Office of Public and Intergovernmental Affairs
Remarks by Secretary Robert A. McDonald
Mental Health Summit
April 21, 2016
Matt, thank you for that kind introduction, for your leadership, and for planning this truly important event. On behalf of America’s Veterans, my deep thanks to everyone who has made this second Brain Trust summit possible.
It’s truly inspiring to see such a diverse group of leaders and world-class innovators so committed to serving those who have “borne the battle” for all of us—our Nation’s Veterans. And they are why we’re transforming VA—the entire Department, not just incremental changes to parts of it.
We’re putting the needs, expectations, and interests of Veterans and their families first, putting Veterans in control of how, when, and where they wish to be served. Our five MyVA transformation strategies are:
- First, to improve the Veteran experience;
- Second, to improve the employee experience;
- Third, to improve our internal support services;
- Fourth, to establish a culture of continuous improvement;
- And fifth, to expand strategic partnerships.
We’ve narrowed our near-term focus for 2016 to 12 Breakthrough Priorities to improve the Veteran experience, increase access to health care, improve community care, and much more.
And when we talk about how innovations in brain health improve the lives of those people who have done so much for all of us, that fifth transformational strategy—expanding strategic partnerships—involves all of you.
Elevating the conversation on mental health to the highest levels—as we’re doing here—means going beyond ideas and getting to solutions.
It means getting to the tangible outcomes that are truly transformational—not just for Veterans, but for all Americans.
Let me explain what I mean.
VA spends $1.8 billion annually on research, leading to major breakthroughs in medical science. Few know that VA researchers have received three Nobel Prizes and six prestigious Lasker awards.
VA researchers have pioneered electronic medical records and bar-code software to safely administer medicines; developed the implantable cardiac pacemaker; proved an aspirin a day reduces risk in heart patients; conducted the first successful liver transplants; created the nicotine patch; and demonstrated that patients with total paralysis can use their minds to control robotic arms.
VA is uniquely positioned to contribute to the care of Veterans with prosthetics, traumatic brain injury (TBI), PTSD, and other mental health conditions.
The work we do in these areas, as well as many others, produces results and life changing improvements in care for Veterans—and for all Americans and people around the world who suffer from these conditions.
And that’s why we’re excited to be leading this discussion on brain health.
The profound potential of your innovations and research can transform the experience of Veterans challenged with the invisible wounds of war.
So the goal of the dialogue we’re about to have among providers, researchers, specialists, and advocates is about collaborating, getting to the transformational outcomes I described earlier.
I want you to roll up your sleeves and team with Veterans, with VA clinicians, with the real subject matter experts, and others in your small groups. We need to turn innovation pitches into grand slams that VA and other partners can move forward.
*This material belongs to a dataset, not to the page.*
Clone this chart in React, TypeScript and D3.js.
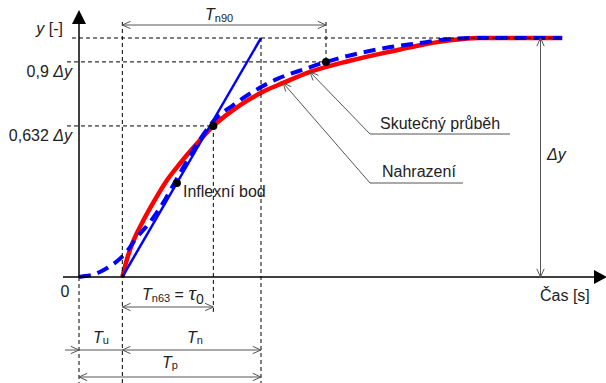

At the end of the day, you’ll present your concepts to the panel—Under Secretary for Health Dr. David Shulkin, Chief Information Officer LaVerne Council, General Pete Chiarelli, and me.
We want to help you identify the resources and decision makers necessary to turn great ideas into solutions.
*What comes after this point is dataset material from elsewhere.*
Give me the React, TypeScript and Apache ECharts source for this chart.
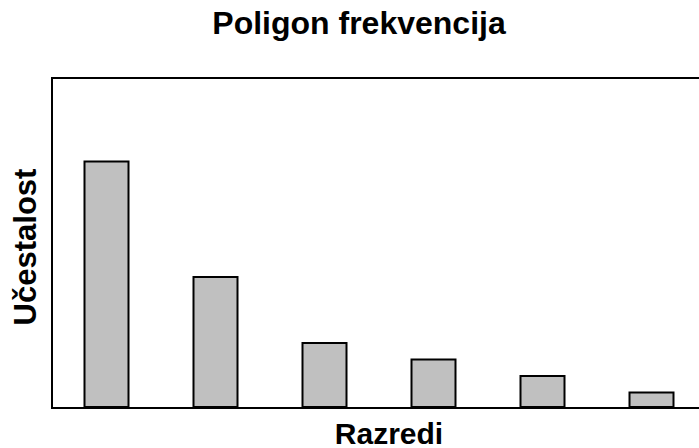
import React, { useEffect, useRef } from "react";
import * as echarts from "echarts";

const categories = ["1", "2", "3", "4", "5", "6"];
const frequencies = [15, 8, 4, 3, 2, 1];
const yMax = 20;

export default function App() {
  const ref = useRef<HTMLDivElement>(null);
  useEffect(() => {
    if (!ref.current) return;
    const chart = echarts.init(ref.current, null, { renderer: "svg" });
    const font = "'Liberation Sans', Arial, sans-serif";
    const textStyle = {
      fontWeight: "bold",
      fontFamily: font,
      fill: "#000",
      align: "center",
      verticalAlign: "middle",
    };
    chart.setOption({
      animation: false,
      backgroundColor: "#ffffff",
      grid: {
        left: 52,
        top: 78,
        width: 654,
        height: 330,
        show: true,
        borderColor: "#000000",
        borderWidth: 2,
        backgroundColor: "transparent",
        outerBoundsMode: "none",
        containLabel: false,
      },
      xAxis: {
        type: "category",
        data: categories,
        axisLine: { show: true, lineStyle: { color: "#000", width: 2 } },
        axisTick: { show: false },
        axisLabel: { show: false },
        splitLine: { show: false },
      },
      yAxis: {
        type: "value",
        min: 0,
        max: yMax,
        axisLine: { show: true, lineStyle: { color: "#000", width: 2 } },
        axisTick: { show: false },
        axisLabel: { show: false },
        splitLine: { show: false },
      },
      series: [
        {
          type: "bar",
          data: frequencies,
          barWidth: 46,
          itemStyle: { color: "#c0c0c0", borderColor: "#000000", borderWidth: 2 },
        },
      ],
      graphic: [
        {
          type: "text",
          x: 359,
          y: 23,
          style: { ...textStyle, fontSize: 32, text: "Poligon frekvencija" },
        },
        {
          type: "text",
          x: 389,
          y: 433,
          style: { ...textStyle, fontSize: 30, text: "Razredi" },
        },
        {
          type: "text",
          x: 25,
          y: 247,
          rotation: Math.PI / 2,
          style: { ...textStyle, fontSize: 31, text: "Učestalost" },
        },
      ],
    });
    return () => chart.dispose();
  }, []);
  return (
    <div
      ref={ref}
      style={{ position: "absolute", left: 0, top: 0, width: 699, height: 448 }}
    />
  );
}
One way to do that is through our VA Innovators Network.
We have eight living laboratories at VA Medical Centers across the country where you can partner with frontline VA clinicians to further develop your Brain Health solutions.
If you are interested in learning more, make sure to speak with Andrea Ippolito. Andrea, please stand. If you have any questions about anything related to Innovations Network or future collaborations, please contact Andrea at 202-349-9857.
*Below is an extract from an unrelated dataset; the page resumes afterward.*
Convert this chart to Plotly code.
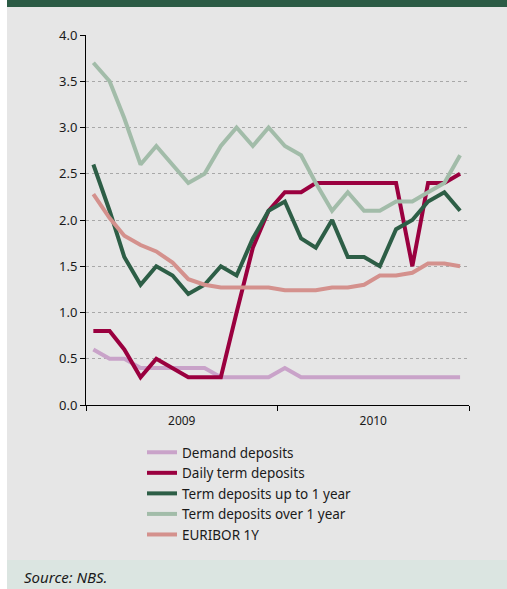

Here are some final thoughts.
After 33 years at Procter & Gamble, I count myself blessed to be working full-time for Veterans. Fulfilling President Lincoln’s charge to care for those who have “borne the battle” is a noble mission, and I’m proud to be a part of it.
But it’s not just my mission.
It’s not just VA’s mission.
Taking care of Veterans is a mission for the entire country.
Greater battlefield survival rates than we’ve ever witnessed, medical advances in brain injury and post-traumatic stress and technological advances in prosthetics have opened a world of opportunity for our Nation’s wounded, ill, and injured troops and Veterans.
These are opportunities we cannot miss. You’re going to help us make sure we don’t.And so is Vietnam Veteran and Medal of Honor recipient Paul “Buddy” Bucha. Let’s welcome him.